Борг, который теперь весь посинел, встал из-за стола и сказал:
— Тьфу, чёрт! Вот так общество! Заплати, Исаак, я тебе после отдам! Я ухожу!
Он надел пальто, шляпу, наполнил большой стакан пуншем, налил коньяку до краев, осушил его залпом, затушил мимоходом несколько свечей, разбил несколько стаканов, засунул горсть сигар и коробку спичек в карман и вышел, качаясь.
— Жаль, что такой гений так пьет! — сказал Леви благоговейно.
Через минуту Борг опять был в комнате, подошел к столу, взял канделябр, закурил сигару, пустил Струвэ дым в лицо, высунул язык и показал коренные зубы, потом потушил свечи и опять пошел.
— Что это за отброс, с которым ты меня свел? — спросил Фальк строго.
— О, дорогой мой, он сейчас пьян, но он сын штабного врача и профессора…
— Я не спрашивал, кто его отец, а кто он сам, и ты отвечай мне, почему ты позволяешь такой собаке издеваться над собой! Можешь ты теперь ответить на вопрос, почему он знаком с тобой?
— Прошу оставить глупости, — сказал Струвэ важно.
— Изволь, оставляю тебе все глупости мира, держи их при себе!
— Что с тобой, брат Леви? — сказал Струвэ участливо. — У тебя такой мрачный вид.
— Жаль, что такой гений, как Борг, так страшно пьет, — сказал Леви.
— Как и в чём проявляется его гений? — спросил Фальк.
— Можно быть гением и не писать стихи, — сказал Струвэ ядовито.
— Я думаю, писание стихов не предполагает гениальности, но еще меньше — скотского поведения! — сказал Фальк.

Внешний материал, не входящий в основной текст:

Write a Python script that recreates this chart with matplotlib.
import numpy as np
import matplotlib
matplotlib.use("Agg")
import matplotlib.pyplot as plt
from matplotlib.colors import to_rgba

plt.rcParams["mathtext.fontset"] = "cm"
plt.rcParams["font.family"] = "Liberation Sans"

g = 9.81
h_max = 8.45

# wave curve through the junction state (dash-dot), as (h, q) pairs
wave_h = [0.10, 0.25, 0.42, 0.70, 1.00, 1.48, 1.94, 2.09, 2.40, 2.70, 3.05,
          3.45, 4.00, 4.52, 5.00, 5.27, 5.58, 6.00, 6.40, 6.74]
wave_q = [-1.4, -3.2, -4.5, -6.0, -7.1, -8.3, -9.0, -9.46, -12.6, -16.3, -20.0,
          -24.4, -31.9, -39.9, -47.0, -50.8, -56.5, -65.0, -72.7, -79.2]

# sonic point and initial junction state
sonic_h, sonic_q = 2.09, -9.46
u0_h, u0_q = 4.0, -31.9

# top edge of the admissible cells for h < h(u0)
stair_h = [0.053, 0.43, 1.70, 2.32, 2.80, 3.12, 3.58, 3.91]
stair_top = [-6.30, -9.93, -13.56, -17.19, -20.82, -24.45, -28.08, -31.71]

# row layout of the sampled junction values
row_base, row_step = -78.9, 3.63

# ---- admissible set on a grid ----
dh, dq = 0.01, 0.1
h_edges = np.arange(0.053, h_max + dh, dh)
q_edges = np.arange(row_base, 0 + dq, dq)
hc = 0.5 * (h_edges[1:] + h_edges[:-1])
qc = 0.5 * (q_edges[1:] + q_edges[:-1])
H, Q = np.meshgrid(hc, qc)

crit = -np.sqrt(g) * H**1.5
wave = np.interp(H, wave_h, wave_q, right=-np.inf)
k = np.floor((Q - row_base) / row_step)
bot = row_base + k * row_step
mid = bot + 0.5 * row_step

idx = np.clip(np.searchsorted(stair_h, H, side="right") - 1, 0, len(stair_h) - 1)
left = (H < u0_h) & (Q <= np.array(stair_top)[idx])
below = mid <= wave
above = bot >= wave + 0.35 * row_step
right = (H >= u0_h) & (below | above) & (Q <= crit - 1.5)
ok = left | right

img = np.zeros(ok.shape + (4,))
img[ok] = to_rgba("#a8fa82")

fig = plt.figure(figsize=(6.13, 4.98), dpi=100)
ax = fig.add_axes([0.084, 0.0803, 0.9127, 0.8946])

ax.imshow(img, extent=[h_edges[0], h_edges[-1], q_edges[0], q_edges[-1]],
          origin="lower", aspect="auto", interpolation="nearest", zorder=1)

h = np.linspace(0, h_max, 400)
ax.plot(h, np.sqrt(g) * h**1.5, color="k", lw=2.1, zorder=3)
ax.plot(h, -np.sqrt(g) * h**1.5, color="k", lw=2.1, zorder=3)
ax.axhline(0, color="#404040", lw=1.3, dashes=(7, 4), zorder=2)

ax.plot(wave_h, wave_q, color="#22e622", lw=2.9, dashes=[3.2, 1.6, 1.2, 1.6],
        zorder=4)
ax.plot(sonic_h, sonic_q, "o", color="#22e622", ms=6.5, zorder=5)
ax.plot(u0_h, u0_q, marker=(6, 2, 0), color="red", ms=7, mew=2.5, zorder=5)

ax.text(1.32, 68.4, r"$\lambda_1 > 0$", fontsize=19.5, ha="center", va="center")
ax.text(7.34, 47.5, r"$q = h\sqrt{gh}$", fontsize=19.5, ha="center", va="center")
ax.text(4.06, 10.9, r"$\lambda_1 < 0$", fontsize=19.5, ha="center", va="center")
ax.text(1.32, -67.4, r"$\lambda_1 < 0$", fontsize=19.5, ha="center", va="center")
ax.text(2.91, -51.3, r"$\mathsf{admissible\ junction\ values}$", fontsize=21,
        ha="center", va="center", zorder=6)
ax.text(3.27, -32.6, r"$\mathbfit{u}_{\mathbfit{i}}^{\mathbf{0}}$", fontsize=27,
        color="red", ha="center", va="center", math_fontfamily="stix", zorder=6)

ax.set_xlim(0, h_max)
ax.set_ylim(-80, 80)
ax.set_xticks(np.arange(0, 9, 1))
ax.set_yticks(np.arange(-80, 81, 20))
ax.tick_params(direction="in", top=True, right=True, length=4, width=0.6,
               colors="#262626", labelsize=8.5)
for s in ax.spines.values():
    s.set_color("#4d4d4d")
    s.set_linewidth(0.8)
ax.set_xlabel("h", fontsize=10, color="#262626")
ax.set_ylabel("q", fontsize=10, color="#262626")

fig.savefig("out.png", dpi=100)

— Не заплатить ли нам теперь? — сказал Струвэ и устремился к выходу.
Фальк и Леви заплатили. Когда они вышли, шел дождь, и небо было черно; только газовое зарево города стояло, как красное облако над югом. Наемный экипаж уехал домой; им оставалось только поднять воротники и идти.

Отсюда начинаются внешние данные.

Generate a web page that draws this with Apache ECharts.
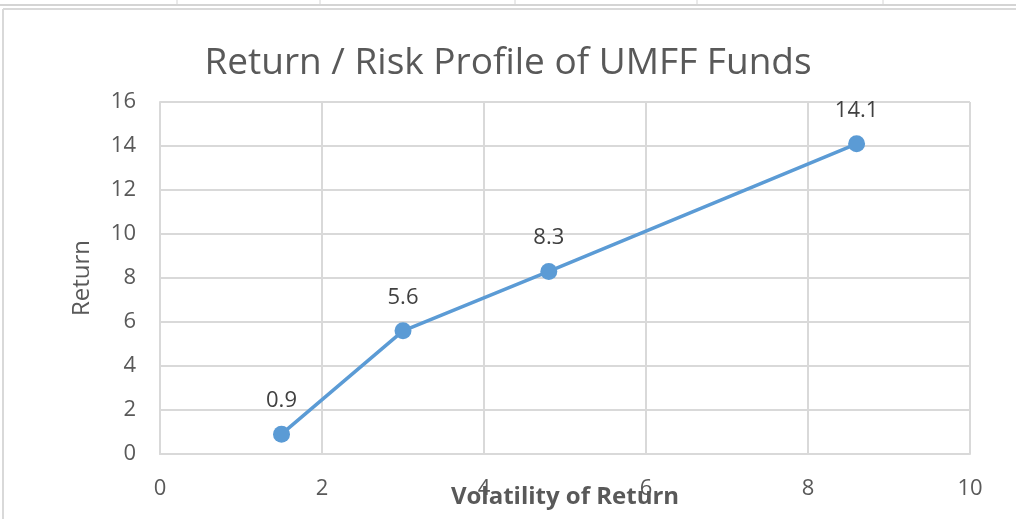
<!DOCTYPE html>
<html>
<head>
<meta charset="utf-8">
<script src="https://cdn.jsdelivr.net/npm/echarts@6/dist/echarts.min.js"></script>
<style>
html,body{margin:0;padding:0;background:#fff;}
#chart{width:1016px;height:519px;}
</style>
</head>
<body>
<div id="chart"></div>
<script>
// 数据
var volatility = [1.5, 3.0, 4.8, 8.6];
var returns = [0.9, 5.6, 8.3, 14.1];
var xTicks = [0, 2, 4, 6, 8, 10];
var yTicks = [0, 2, 4, 6, 8, 10, 12, 14, 16];

var points = [];
for (var i = 0; i < volatility.length; i++) {
	points.push([volatility[i], returns[i]]);
}

var font = "'Open Sans', sans-serif";

// spreadsheet cells behind the chart
var sheet = [
	{type: 'line', shape: {x1: 0, y1: 5, x2: 1016, y2: 5}, style: {stroke: '#d4d4d4', lineWidth: 2}, silent: true},
	{type: 'line', shape: {x1: 3, y1: 9, x2: 1016, y2: 9}, style: {stroke: '#d9d9d9', lineWidth: 2}, silent: true},
	{type: 'line', shape: {x1: 3, y1: 9, x2: 3, y2: 519}, style: {stroke: '#d9d9d9', lineWidth: 2}, silent: true}
];
var cellX = [177, 320, 515, 697, 883];
for (var c = 0; c < cellX.length; c++) {
	sheet.push({type: 'line', shape: {x1: cellX[c], y1: 0, x2: cellX[c], y2: 5}, style: {stroke: '#d4d4d4', lineWidth: 1}, silent: true});
}

var myChart = echarts.init(document.getElementById('chart'));
var option = {
	backgroundColor: '#fff',
	animation: false,
	title: {
		text: 'Return / Risk Profile of UMFF Funds',
		left: 'center',
		top: 40,
		textStyle: {
			color: '#595959',
			fontSize: 37,
			fontWeight: 'normal',
			fontFamily: font
		}
	},
	graphic: sheet,
	grid: {
		left: 160,
		right: 46,
		top: 102,
		bottom: 65,
		outerBoundsMode: 'none'
	},
	xAxis: {
		type: 'value',
		min: xTicks[0],
		max: xTicks[xTicks.length - 1],
		interval: 2,
		name: 'Volatility of Return',
		nameLocation: 'middle',
		nameGap: 31,
		nameMoveOverlap: false,
		nameTextStyle: {
			color: '#595959',
			fontSize: 24,
			fontWeight: 'bold',
			fontFamily: font
		},
		axisLine: {show: true, lineStyle: {color: '#d9d9d9', width: 2}},
		axisTick: {show: false},
		axisLabel: {
			color: '#595959',
			fontSize: 22,
			margin: 24,
			fontFamily: font
		},
		splitLine: {show: true, lineStyle: {color: '#d9d9d9', width: 2}}
	},
	yAxis: {
		type: 'value',
		min: yTicks[0],
		max: yTicks[yTicks.length - 1],
		interval: 2,
		name: 'Return',
		nameLocation: 'middle',
		nameGap: 66,
		nameMoveOverlap: false,
		nameRotate: 90,
		nameTextStyle: {
			color: '#595959',
			fontSize: 24,
			fontFamily: font
		},
		axisLine: {show: true, lineStyle: {color: '#d9d9d9', width: 2}},
		axisTick: {show: false},
		axisLabel: {
			color: '#595959',
			fontSize: 22,
			margin: 24,
			fontFamily: font
		},
		splitLine: {show: true, lineStyle: {color: '#d9d9d9', width: 2}}
	},
	series: [{
		type: 'line',
		data: points,
		symbol: 'circle',
		symbolSize: 17,
		lineStyle: {color: '#5b9bd5', width: 3.5},
		itemStyle: {color: '#5b9bd5'},
		label: {
			show: true,
			position: 'top',
			distance: 14,
			color: '#404040',
			fontSize: 22,
			fontFamily: font,
			formatter: function (p) { return p.value[1].toFixed(1); }
		}
	}]
};
myChart.setOption(option);
</script>
</body>
</html>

Они дошли только до кегельбана, когда услыхали страшный крик.
— Проклятие! — звучало над их головами; и теперь они увидели Борга, качающегося на одной из верхних веток липы. Ветвь согнулась почти до земли, затем поднялась и описала огромную дугу.
— О, это поразительно! — воскликнул Леви. — Это немыслимо!
— Какой безумец, — улыбнулся Струвэ, гордясь своим протеже.
— Сюда, Исаак, — ревел Борг наверху, в воздухе, — сюда, жиденок, я хочу занять у тебя немного денег!
— Сколько ты хочешь? — спросил Леви и замахал бумажником.
— Я никогда не занимаю меньше пятидесяти.
В следующее мгновение Борг соскочил с дерева и засунул бумажку в карман.
Потом он снял пальто.
— Надень его опять! — сказал Струвэ повелительно.
— Что ты говоришь? Мне надеть его опять? Как? Ты приказываешь? Может быть, ты хочешь драться со мной?
При этом он хлопнул шляпой о ствол дерева так, что она разорвалась, снял фрак и жилет и предоставил дождю лить на рубашку.
— Подходи, сволочь, будем драться!
Он обхватил Струвэ и отступил с ним так, что оба полетели в ров.
Фальк поспешил отправиться в город. Долго еще слышал он позади себя взрывы смеха и крики Леви: «Это божественно, это поразительно!» И крики Борга: «Предатель! Предатель!»
XX
Часы в ресторане при ратуше в X—кепинге прогремели семь раз в один октябрьский вечер, когда в дверь вошел директор городского театра. Он выглядел сияющим, как может сиять жаба, плотно поевшая; он был рад, но мускулы его лица не привыкли к таким движениям, они стягивали кожу в беспокойные складки и еще более уродовали его ужасную внешность. Он милостиво поздоровался с маленьким иссохшим хозяином, стоявшим за стойкой и считавшим посетителей.
— Wie steht's? — крикнул директор по-немецки, — говорить он давно уже отвык.
— Schönen Dank! — ответил хозяин тоже по-немецки.
Так как запас немецкого у обоих вышел, то они перешли на шведский.
— Ну, что скажете о малом, о Густаве? Разве он не был прекрасен в роли дона Диего? А? Я думаю, что могу создавать актеров? Что?